* Begin *
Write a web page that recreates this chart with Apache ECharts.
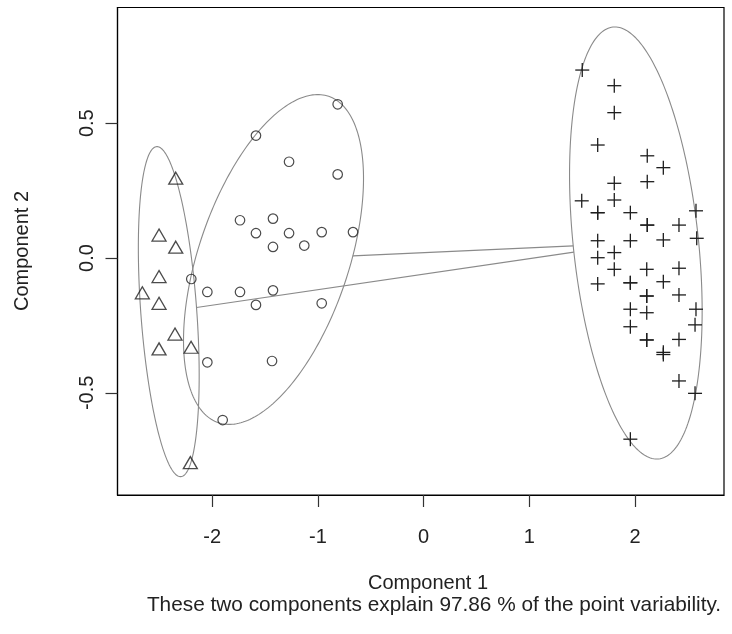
<!DOCTYPE html>
<html>
<head>
<meta charset="utf-8">
<script src="https://cdn.jsdelivr.net/npm/echarts@6/dist/echarts.min.js"></script>
<style>
html,body{margin:0;padding:0;background:#fff;}
#chart{width:732px;height:634px;}
</style>
</head>
<body>
<div id="chart"></div>
<script>
// ---- data ----
const xTicks = [-2, -1, 0, 1, 2];
const yTicks = [-0.5, 0, 0.5];
const xTitle = 'Component 1';
const yTitle = 'Component 2';
const subTitle = 'These two components explain 97.86 % of the point variability.';

// cluster 1 (triangles)
const triX = [-2.345, -2.503, -2.345, -2.503, -2.661, -2.503, -2.352, -2.503, -2.200, -2.207];
const triY = [0.296, 0.085, 0.040, -0.069, -0.129, -0.168, -0.282, -0.337, -0.331, -0.759];

// cluster 2 (circles)
const circX = [-0.813, -1.586, -1.273, -0.813, -1.737, -1.425, -1.586, -1.273, -0.964, -0.668, -1.425,
               -1.129, -2.198, -2.046, -1.737, -1.425, -1.586, -0.964, -2.046, -1.434, -1.901];
const circY = [0.570, 0.454, 0.357, 0.310, 0.140, 0.146, 0.092, 0.092, 0.096, 0.096, 0.041,
               0.046, -0.078, -0.126, -0.126, -0.120, -0.174, -0.168, -0.387, -0.382, -0.601];

// cluster 3 (crosses)
const crossX = [1.501, 1.804, 1.804, 1.647, 2.116, 2.268, 1.804, 2.116, 1.496, 1.804,
                1.647, 1.647, 1.956, 2.577, 2.116, 2.116, 2.416, 1.647, 1.956, 2.268,
                2.584, 1.647, 1.804, 1.804, 2.111, 2.416, 1.647, 1.956, 1.956, 2.268,
                2.111, 2.111, 2.416, 1.956, 1.956, 2.111, 2.577, 2.568, 2.111, 2.111,
                2.416, 2.268, 2.268, 2.416, 2.568, 1.956];
const crossY = [0.697, 0.639, 0.539, 0.419, 0.379, 0.335, 0.277, 0.283, 0.212, 0.215,
                0.168, 0.168, 0.168, 0.175, 0.122, 0.122, 0.122, 0.064, 0.064, 0.067,
                0.073, 0.001, 0.020, -0.042, -0.042, -0.038, -0.096, -0.092, -0.092, -0.088,
                -0.141, -0.141, -0.137, -0.190, -0.255, -0.203, -0.190, -0.248, -0.304, -0.304,
                -0.302, -0.350, -0.358, -0.456, -0.502, -0.672];

// spanning ellipses: centre and two conjugate half-axis vectors (data units)
const ellCx = [-2.411, -1.420, 2.008];
const ellCy = [-0.199, -0.0056, 0.0556];
const ellUx = [-0.1145, 0.5218, 0.216];
const ellUy = [0.612, 0.6051, -0.8009];
const ellVx = [0.264, 0.6729, 0.5889];
const ellVy = [0.0076, -0.0891, 0.0244];

// ---- segments between ellipses (along the line of centres, clipped by the ellipses) ----
function ellScale(i, dx, dy) {
  const det = ellUx[i] * ellVy[i] - ellVx[i] * ellUy[i];
  const a = (dx * ellVy[i] - ellVx[i] * dy) / det;
  const b = (ellUx[i] * dy - ellUy[i] * dx) / det;
  return Math.sqrt(a * a + b * b);
}
const segData = [];
for (let i = 0; i < ellCx.length; i++) {
  for (let j = i + 1; j < ellCx.length; j++) {
    const dx = ellCx[j] - ellCx[i], dy = ellCy[j] - ellCy[i];
    const s0 = 1 / ellScale(i, dx, dy);
    const s1 = 1 - 1 / ellScale(j, dx, dy);
    if (s0 < s1) {
      segData.push([ellCx[i] + s0 * dx, ellCy[i] + s0 * dy, ellCx[i] + s1 * dx, ellCy[i] + s1 * dy]);
    }
  }
}

const FONT = '"Liberation Sans", Arial, sans-serif';
const FS = 20;
const TXT = '#222';
const chart = echarts.init(document.getElementById('chart'), null, {renderer: 'canvas'});

const option = {
  backgroundColor: '#fff',
  animation: false,
  grid: {left: 117.5, top: 7.5, right: 8, bottom: 139, show: true, borderColor: '#000', borderWidth: 1.2, containLabel: false},
  xAxis: {
    type: 'value', min: -2.896, max: 2.842,
    splitLine: {show: false},
    axisLine: {show: true, onZero: false, lineStyle: {color: '#000', width: 1.2}},
    axisTick: {show: true, length: 12, customValues: xTicks, lineStyle: {color: '#333', width: 1.2}},
    axisLabel: {customValues: xTicks, margin: 32, fontSize: FS, color: TXT, fontFamily: FONT,
                formatter: v => String(v)}
  },
  yAxis: {
    type: 'value', min: -0.879, max: 0.929,
    splitLine: {show: false},
    axisLine: {show: true, onZero: false, lineStyle: {color: '#000', width: 1.2}},
    axisTick: {show: true, length: 12, customValues: yTicks, lineStyle: {color: '#333', width: 1.2}},
    axisLabel: {customValues: yTicks, rotate: 90, margin: 20, fontSize: FS, color: TXT, fontFamily: FONT,
                formatter: v => v.toFixed(1)}
  },
  graphic: [
    {type: 'text', x: 428, y: 583, style: {text: xTitle, font: FS + 'px ' + FONT, fill: TXT, align: 'center', verticalAlign: 'middle'}},
    {type: 'text', x: 434, y: 605, style: {text: subTitle, font: '20.8px ' + FONT, fill: TXT, align: 'center', verticalAlign: 'middle'}},
    {type: 'text', x: 22, y: 251, rotation: Math.PI / 2, style: {text: yTitle, font: FS + 'px ' + FONT, fill: TXT, align: 'center', verticalAlign: 'middle'}}
  ],
  series: [
    {
      type: 'custom', name: 'ellipses',
      data: ellCx.map((c, i) => [ellCx[i], ellCy[i]]),
      renderItem: function (params, api) {
        const i = params.dataIndex;
        const pts = [];
        const N = 240;
        for (let k = 0; k <= N; k++) {
          const t = 2 * Math.PI * k / N;
          const x = ellCx[i] + ellUx[i] * Math.cos(t) + ellVx[i] * Math.sin(t);
          const y = ellCy[i] + ellUy[i] * Math.cos(t) + ellVy[i] * Math.sin(t);
          pts.push(api.coord([x, y]));
        }
        return {type: 'polyline', shape: {points: pts}, style: {stroke: '#8a8a8a', fill: null, lineWidth: 1.1}};
      },
      z: 1
    },
    {
      type: 'custom', name: 'links',
      data: segData,
      encode: {x: [0, 2], y: [1, 3]},
      renderItem: function (params, api) {
        const p0 = api.coord([api.value(0), api.value(1)]);
        const p1 = api.coord([api.value(2), api.value(3)]);
        return {type: 'line', shape: {x1: p0[0], y1: p0[1], x2: p1[0], y2: p1[1]}, style: {stroke: '#8a8a8a', lineWidth: 1.1}};
      },
      z: 1
    },
    {
      type: 'scatter', name: 'cluster 1',
      data: triX.map((x, i) => [x, triY[i]]),
      symbol: 'triangle', symbolSize: [14, 12],
      itemStyle: {color: 'rgba(0,0,0,0)', borderColor: '#1e1e1e', borderWidth: 1.3},
      z: 3
    },
    {
      type: 'scatter', name: 'cluster 2',
      data: circX.map((x, i) => [x, circY[i]]),
      symbol: 'circle', symbolSize: 9.5,
      itemStyle: {color: 'rgba(0,0,0,0)', borderColor: '#1e1e1e', borderWidth: 1.2},
      z: 3
    },
    {
      type: 'custom', name: 'cluster 3',
      data: crossX.map((x, i) => [x, crossY[i]]),
      renderItem: function (params, api) {
        const p = api.coord([api.value(0), api.value(1)]);
        const h = 7;
        return {
          type: 'group',
          children: [
            {type: 'line', shape: {x1: p[0] - h, y1: p[1], x2: p[0] + h, y2: p[1]}, style: {stroke: '#1e1e1e', lineWidth: 1.3}},
            {type: 'line', shape: {x1: p[0], y1: p[1] - h, x2: p[0], y2: p[1] + h}, style: {stroke: '#1e1e1e', lineWidth: 1.3}}
          ]
        };
      },
      z: 3
    }
  ]
};
chart.setOption(option);
</script>
</body>
</html>
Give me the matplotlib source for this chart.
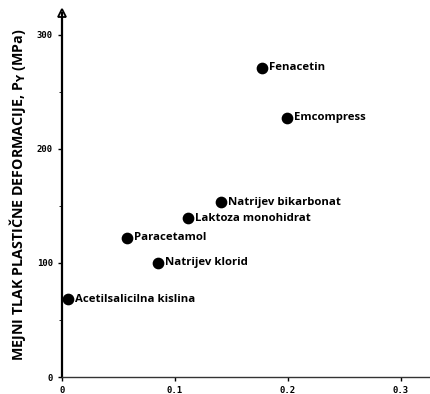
* End *
_Given task:_ Set down the records above word for word, from the first line through the line containing "const subTitle = 'These", both included; leave out the pictures.

_Worked solution:_
Write a web page that recreates this chart with Apache ECharts.
<!DOCTYPE html>
<html>
<head>
<meta charset="utf-8">
<script src="https://cdn.jsdelivr.net/npm/echarts@6/dist/echarts.min.js"></script>
<style>
html,body{margin:0;padding:0;background:#fff;}
#chart{width:732px;height:634px;}
</style>
</head>
<body>
<div id="chart"></div>
<script>
// ---- data ----
const xTicks = [-2, -1, 0, 1, 2];
const yTicks = [-0.5, 0, 0.5];
const xTitle = 'Component 1';
const yTitle = 'Component 2';
const subTitle = 'These two components explain 97.86 % of the point variability.';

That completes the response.